Certo, il liberalismo occidentale è solo uno dei possibili habitat politici del capitalismo: è solo uno tra i molti in cui tale sistema economico può crescere e prosperare. In assoluto, non può essere considerato come quello in grado di garantire la maggiore crescita economica. A testimoniarlo, non sono soltanto le vicende socio-economiche di Paesi come la Cina o di altri post-comunisti, ma sono ancora prima le strutture economiche e politiche del fascismo e del nazismo. Quest’ultimo regime, in particolare, attraverso imponenti appalti pubblici, l’appoggio alle grandi imprese e una politica salariale restrittiva, poté garantire una notevole crescita economica cancellando ogni traccia dello Stato liberale, pur mantenendo la proprietà privata dei mezzi di produzione. Anche il nazismo, come in precedenza il fascismo, cancellarono la libertà politica e conservarono quella economica, così come sceglierà poi di fare Deng Xiao-Ping quando, ispirandosi al modello economico di Singapore, fornirà un nuovo modello economico al “sedicente” comunismo cinese.

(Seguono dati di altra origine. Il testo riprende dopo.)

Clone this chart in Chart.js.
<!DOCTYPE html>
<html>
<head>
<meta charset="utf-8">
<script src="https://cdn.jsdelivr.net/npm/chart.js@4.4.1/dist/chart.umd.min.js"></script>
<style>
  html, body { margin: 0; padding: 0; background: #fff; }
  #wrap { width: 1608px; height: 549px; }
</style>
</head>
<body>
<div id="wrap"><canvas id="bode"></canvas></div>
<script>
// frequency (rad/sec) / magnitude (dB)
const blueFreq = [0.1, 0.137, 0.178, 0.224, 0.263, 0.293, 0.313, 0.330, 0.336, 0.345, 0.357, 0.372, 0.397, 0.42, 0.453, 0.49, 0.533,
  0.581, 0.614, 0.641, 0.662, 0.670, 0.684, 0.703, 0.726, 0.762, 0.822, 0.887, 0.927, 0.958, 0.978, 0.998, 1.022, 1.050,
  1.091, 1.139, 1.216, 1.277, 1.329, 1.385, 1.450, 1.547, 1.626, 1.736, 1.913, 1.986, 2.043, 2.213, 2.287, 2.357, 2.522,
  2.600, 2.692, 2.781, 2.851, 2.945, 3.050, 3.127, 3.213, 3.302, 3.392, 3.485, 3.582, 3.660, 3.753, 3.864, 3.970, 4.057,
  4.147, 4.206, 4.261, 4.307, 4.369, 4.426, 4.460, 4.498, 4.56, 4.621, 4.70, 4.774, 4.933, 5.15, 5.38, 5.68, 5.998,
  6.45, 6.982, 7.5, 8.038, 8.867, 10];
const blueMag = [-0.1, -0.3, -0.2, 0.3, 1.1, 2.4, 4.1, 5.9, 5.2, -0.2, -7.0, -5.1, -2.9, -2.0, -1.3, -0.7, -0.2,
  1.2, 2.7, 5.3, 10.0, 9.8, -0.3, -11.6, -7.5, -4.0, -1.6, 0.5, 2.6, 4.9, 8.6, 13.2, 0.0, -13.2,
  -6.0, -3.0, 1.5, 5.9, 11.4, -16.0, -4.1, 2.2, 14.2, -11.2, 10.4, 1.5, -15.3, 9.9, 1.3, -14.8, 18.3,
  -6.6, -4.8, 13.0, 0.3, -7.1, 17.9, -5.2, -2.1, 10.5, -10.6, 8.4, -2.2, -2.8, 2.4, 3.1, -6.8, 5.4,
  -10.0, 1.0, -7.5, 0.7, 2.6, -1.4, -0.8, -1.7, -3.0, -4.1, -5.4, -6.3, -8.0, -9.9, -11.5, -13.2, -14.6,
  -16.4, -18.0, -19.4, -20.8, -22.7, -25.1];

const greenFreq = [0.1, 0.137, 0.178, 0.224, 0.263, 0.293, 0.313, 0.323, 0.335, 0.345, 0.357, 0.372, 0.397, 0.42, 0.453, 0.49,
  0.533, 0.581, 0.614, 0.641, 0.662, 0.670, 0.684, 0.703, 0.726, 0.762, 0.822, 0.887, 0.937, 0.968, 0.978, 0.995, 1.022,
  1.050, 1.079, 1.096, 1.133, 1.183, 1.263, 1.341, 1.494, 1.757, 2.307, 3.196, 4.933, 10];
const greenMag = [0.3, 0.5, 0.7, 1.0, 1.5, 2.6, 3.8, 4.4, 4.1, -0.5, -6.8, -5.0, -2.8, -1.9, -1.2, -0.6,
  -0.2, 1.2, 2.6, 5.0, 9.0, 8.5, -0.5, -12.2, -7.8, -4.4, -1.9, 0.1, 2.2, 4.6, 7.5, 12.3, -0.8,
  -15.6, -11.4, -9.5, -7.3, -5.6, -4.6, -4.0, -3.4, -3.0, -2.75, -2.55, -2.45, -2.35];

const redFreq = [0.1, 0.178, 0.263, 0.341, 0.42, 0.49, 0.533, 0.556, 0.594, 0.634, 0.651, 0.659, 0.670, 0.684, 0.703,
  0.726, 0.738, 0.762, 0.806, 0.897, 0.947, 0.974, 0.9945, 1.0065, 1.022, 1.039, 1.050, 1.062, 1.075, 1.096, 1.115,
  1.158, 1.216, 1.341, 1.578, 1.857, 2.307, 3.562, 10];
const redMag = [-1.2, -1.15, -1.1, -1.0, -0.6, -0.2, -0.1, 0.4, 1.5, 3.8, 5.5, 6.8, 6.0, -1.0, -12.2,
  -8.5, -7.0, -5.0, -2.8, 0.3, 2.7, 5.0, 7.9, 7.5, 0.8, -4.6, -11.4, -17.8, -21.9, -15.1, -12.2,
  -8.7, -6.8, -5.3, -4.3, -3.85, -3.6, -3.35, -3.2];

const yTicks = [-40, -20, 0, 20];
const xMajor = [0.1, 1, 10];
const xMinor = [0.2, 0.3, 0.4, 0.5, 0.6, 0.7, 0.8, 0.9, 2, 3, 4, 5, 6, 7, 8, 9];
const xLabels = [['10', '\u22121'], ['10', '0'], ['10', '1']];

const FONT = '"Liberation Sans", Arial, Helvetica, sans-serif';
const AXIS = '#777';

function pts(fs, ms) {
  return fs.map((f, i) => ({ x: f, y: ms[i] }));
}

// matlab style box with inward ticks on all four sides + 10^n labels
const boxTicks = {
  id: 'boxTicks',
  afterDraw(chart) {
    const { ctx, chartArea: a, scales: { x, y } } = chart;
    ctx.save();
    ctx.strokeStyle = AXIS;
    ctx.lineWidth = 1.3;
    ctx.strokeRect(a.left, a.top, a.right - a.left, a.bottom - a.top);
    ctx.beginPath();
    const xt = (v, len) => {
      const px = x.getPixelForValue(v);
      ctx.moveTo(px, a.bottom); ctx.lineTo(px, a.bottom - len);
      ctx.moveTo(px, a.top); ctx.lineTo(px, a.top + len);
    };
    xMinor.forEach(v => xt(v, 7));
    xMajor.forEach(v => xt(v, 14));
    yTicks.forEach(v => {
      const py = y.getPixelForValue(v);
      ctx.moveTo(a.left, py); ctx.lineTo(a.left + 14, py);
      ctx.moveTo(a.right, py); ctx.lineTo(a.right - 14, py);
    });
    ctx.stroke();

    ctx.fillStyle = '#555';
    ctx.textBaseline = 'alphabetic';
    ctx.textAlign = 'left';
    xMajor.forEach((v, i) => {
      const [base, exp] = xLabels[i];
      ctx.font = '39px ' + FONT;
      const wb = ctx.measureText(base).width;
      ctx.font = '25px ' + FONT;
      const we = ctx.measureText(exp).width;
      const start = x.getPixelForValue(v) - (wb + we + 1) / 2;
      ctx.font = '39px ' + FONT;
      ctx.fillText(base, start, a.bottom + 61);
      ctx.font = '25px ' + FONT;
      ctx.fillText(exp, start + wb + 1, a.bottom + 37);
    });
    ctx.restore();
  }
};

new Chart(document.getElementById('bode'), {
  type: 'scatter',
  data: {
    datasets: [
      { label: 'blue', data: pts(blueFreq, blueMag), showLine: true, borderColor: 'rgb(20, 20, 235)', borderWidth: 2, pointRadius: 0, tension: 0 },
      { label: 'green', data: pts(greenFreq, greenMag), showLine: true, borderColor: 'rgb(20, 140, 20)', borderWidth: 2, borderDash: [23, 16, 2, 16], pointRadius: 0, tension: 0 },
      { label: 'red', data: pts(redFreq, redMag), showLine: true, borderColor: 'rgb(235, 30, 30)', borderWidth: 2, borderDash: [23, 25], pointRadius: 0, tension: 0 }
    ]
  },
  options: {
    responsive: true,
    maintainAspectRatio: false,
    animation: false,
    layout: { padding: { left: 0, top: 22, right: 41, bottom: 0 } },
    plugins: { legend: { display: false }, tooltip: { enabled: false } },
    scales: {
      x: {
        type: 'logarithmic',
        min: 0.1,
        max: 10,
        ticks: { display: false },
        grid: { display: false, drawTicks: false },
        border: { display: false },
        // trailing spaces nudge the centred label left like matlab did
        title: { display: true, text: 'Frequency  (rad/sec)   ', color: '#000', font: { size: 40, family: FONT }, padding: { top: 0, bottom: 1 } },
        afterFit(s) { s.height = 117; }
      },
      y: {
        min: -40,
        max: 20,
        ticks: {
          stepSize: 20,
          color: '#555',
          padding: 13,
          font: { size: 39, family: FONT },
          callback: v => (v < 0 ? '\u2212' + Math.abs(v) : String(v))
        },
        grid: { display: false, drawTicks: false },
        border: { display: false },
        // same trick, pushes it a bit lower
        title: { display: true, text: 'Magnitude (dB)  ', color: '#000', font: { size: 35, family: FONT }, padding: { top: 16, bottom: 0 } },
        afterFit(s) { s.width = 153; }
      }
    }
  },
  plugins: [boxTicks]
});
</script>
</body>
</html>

In realtà, di comunismo in Cina non si può più parlare da tempo, almeno da quando è stata riammessa la proprietà privata dei mezzi di produzione e la legge del profitto può prosperare in una maniera ancora più decisa ed efficiente di quanto non avvenga nei Paesi liberaldemocratici. Al cospetto di quanto avviene in Cina, le pur deficitarie tutele delle libertà e delle dignità personali ancora in vigore in occidente si rivelano cosa non da poco, tanto che lo stesso occidente si sta organizzando, proprio per reggere la concorrenza con il capitalismo asiatico, per abolire le conquiste conseguite dai lavoratori nel corso di almeno due secoli e abbandonare almeno buona parte di tali tutele.

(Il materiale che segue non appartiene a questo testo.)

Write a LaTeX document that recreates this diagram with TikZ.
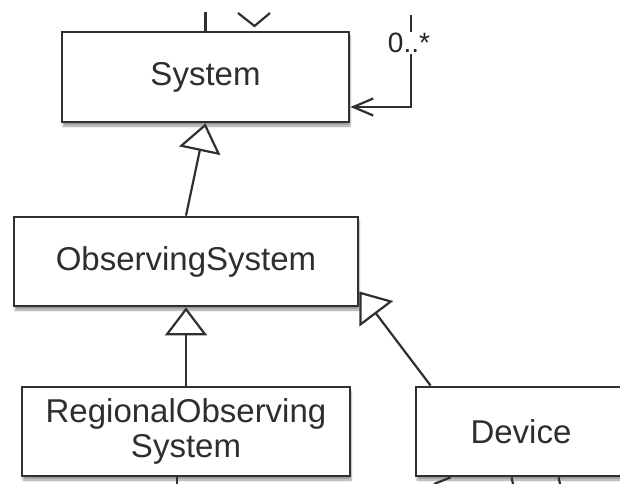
\documentclass[tikz,border=0pt]{standalone}
\usepackage{fontspec}
\setmainfont{Liberation Sans}
\usetikzlibrary{arrows.meta,shadows.blur}
\definecolor{ink}{HTML}{303030}
\begin{document}
\begin{tikzpicture}[x=1pt,y=-1pt,
  classbox/.style={draw=ink, line width=2.8pt, fill=white, inner sep=0pt,
    text=black!82, font=\fontsize{33}{35}\selectfont, align=center,
    blur shadow={shadow blur steps=6, shadow xshift=1pt, shadow yshift=-4pt, shadow opacity=40}},
  conn/.style={draw=ink, line width=2.2pt},
  gen/.style={conn, -{Triangle[open, length=28pt, width=42pt, line width=2.2pt]}},
  assoc/.style={conn, -{Straight Barb[length=20pt, width=17pt, line width=2.2pt]}},
  mult/.style={fill=white, inner sep=1pt, text=black!85, font=\fontsize{28}{30}\selectfont}]
\useasboundingbox (0,0) rectangle (620,483);

% classes
\node[classbox, minimum width=287pt, minimum height=90pt] (sys) at (205.5,77) {System};
\node[classbox, minimum width=344pt, minimum height=89pt] (obs) at (186,261.5) {ObservingSystem};
\node[classbox, minimum width=328pt, minimum height=89pt] (reg) at (186,431.5) {RegionalObserving\\System};
\node[classbox, minimum width=210pt, minimum height=89pt] (dev) at (521,431.5) {Device};

% generalisations
\draw[gen] (obs.north) -- (sys.south);
\draw[gen] (reg.north) -- (obs.south);
\draw[gen] ([xshift=16pt]dev.north west) -- ([yshift=-30pt]obs.east);

% reflexive association on System
\coordinate (loop) at (411,15);
\draw[assoc] (loop) |- ([yshift=-30pt]sys.east);
\node[mult] (m) at (409,43) {0..*};

% connectors leaving the visible area
\coordinate (upA) at (205.5,12);
\draw[conn] (upA) -- (sys.north);
\coordinate (vl) at (238,13);
\coordinate (vm) at (254.5,26);
\coordinate (vr) at (270,13);
\draw[conn] (vl) -- (vm) -- (vr);

\coordinate (r1) at (177,484);
\draw[conn] ([xshift=-9pt]reg.south) -- (r1);
\coordinate (d1) at (434,484);
\coordinate (d2) at (513,484);
\coordinate (d3) at (560,484);
\draw[conn] ([xshift=36pt]dev.south west) -- (d1);
\draw[conn] ([xshift=97pt]dev.south west) -- (d2);
\draw[conn] ([xshift=144pt]dev.south west) -- (d3);
\end{tikzpicture}
\end{document}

La prossimità strutturale – sebbene non socioculturale – del capitalismo asiatico con quello fascista e nazista dovrebbe invece ricordare a tutti, anche alla luce di quanto sostiene Žižek, che non è il capitalismo tout-court il tratto saliente delle democrazie liberali occidentali, ma solo quel tipo di capitalismo che può sorgere nell’ambito del rispetto dei principi liberali e democratici, e cioè indisgiungibile dalla tutela dei diritti politici e civili previsti dalle costituzioni di questo tipo. Il capitalismo in quanto tale – ecco ciò su cui Žižek ha ragione – può in effetti svilupparsi meglio in assenza di libertà politiche: in queste circostanze si possono infatti meglio sfruttare i lavoratori, tenere sistematicamente bassi i loro salari e privarli dei loro diritti fondamentali.

Se la Repubblica popolare cinese risulta oggi economicamente tanto efficiente, è proprio in quanto i suoi leader riescono a coniugare bene liberismo e assenza di libertà politica, e questa circostanza dovrebbe far riflettere sulla assimilazione implicitamente denigratoria delle società liberaldemocratiche a quelle capitaliste, così come, sulla scia di Marx, viene proposta dallo stesso Žižek.

Dato che poi il capitalismo mostra di preferire quale habitat società politicamente illiberali, quando non vere e proprie dittature, la reale vocazione delle stesse liberaldemocrazie occidentali sarebbe in definitiva, secondo questa logica, quella di estinguersi in modelli politici che sono diametralmente opposti a quelli coerenti con le proprie carte costituzionali. Ma se mai questo dovesse avvenire, non sarebbe a causa della natura essenzialmente fascista delle stesse società liberaldemocratiche, come una lunga tradizione massimalista sostiene erroneamente da oltre un secolo e mezzo e come lo stesso Žižek sembra ritenere, ma innanzi tutto per quella commistione d’ipocrisia e irresponsabilità politica che le classi dirigenti e molti intellettuali dei paesi occidentali e democratici hanno dimostrato nell’era della globalizzazione.